Rei Artur tornou-se pop e foi associado a todo tipo de esoterismo ou ocultismo

Ao que parece, o Rei Artur não existiu, mas gerou opulenta messe literária. E isso desde que nasceu, ou não nasceu, no Castelo de Tintagel, na Cornualha inglesa, entre os séculos V e VI mais ou menos.

Devagar, tornou-se pop e foi associado a todo tipo de esoterismo ou ocultismo. Há organizações de druidas na Europa, que procedem a rituais nas florestas, certamente em busca do Ramo de Ouro estudado por Frazer, ingrediente da poção mágica de Asterix.

A Sociedade Arturiana Internacional, com sede na Inglaterra, congrega sisudos especialistas universitários com teses de doutoramento e livros publicados. Richard Wagner não resistiu e traiu a mitologia estritamente germânica ao compor a ópera Parsifal, pondo em cena o Rei Pescador que agoniza de uma misteriosa ferida e as maquinações da feiticeira Kundry.

No cinema, a saga arturiana proliferou e teve de tudo, desde o tratamento tresloucado do Monty Python, até a estampa desempenada de Sean Connery, o 007, como Artur. Todo ano aparecem novos filmes trazendo o rei, a Rainha Guinevere, o mago Merlim, a Fada Morgana, Lancelote do Lago, Percival, Gawain ou Galvão, Galahad, o Castelo de Camelot sede da corte, a espada Excalibur. Na novela de cavalaria, as espadas têm nome próprio.

No Louvre pode-se admirar a Joiosa, ou Joyeuse, a espada de Carlos Magno oficiante na sagração dos reis franceses. Mas a Durindana, ou Durandal, de Roldão na Chanson de Roland, lamentavelmente se perdeu. Dali para os quadrinhos e o videogame, foi um passo.

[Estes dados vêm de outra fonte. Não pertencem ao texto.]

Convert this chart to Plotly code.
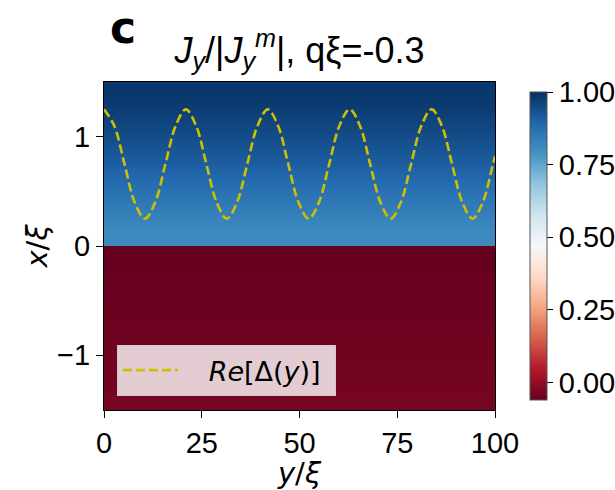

A saga do rei Artur e os Cavaleiros da Távola Redonda pertence àquilo que os estudos literários chamam de “matéria de Bretanha”, um dos dois grandes ciclos da novela de cavalaria em prosa que medrou na Idade Média, sobretudo entre os séculos XII e XIV. O outro grande ciclo cabe, é claro, a Carlos Magno e os Doze Pares de França, e se chama “matéria carolíngia” (ou “de França”),

Este último teve sobrevida inesperada no sertão brasileiro, sendo um dos assuntos prediletos do romance de cordel. Um terceiro ciclo, de menor lustro, trata da “matéria clássica” ou greco-latina.

E a floresta de Broceliande, então, como é que saiu d`A demanda do Santo Graal inglesa e foi parar na França?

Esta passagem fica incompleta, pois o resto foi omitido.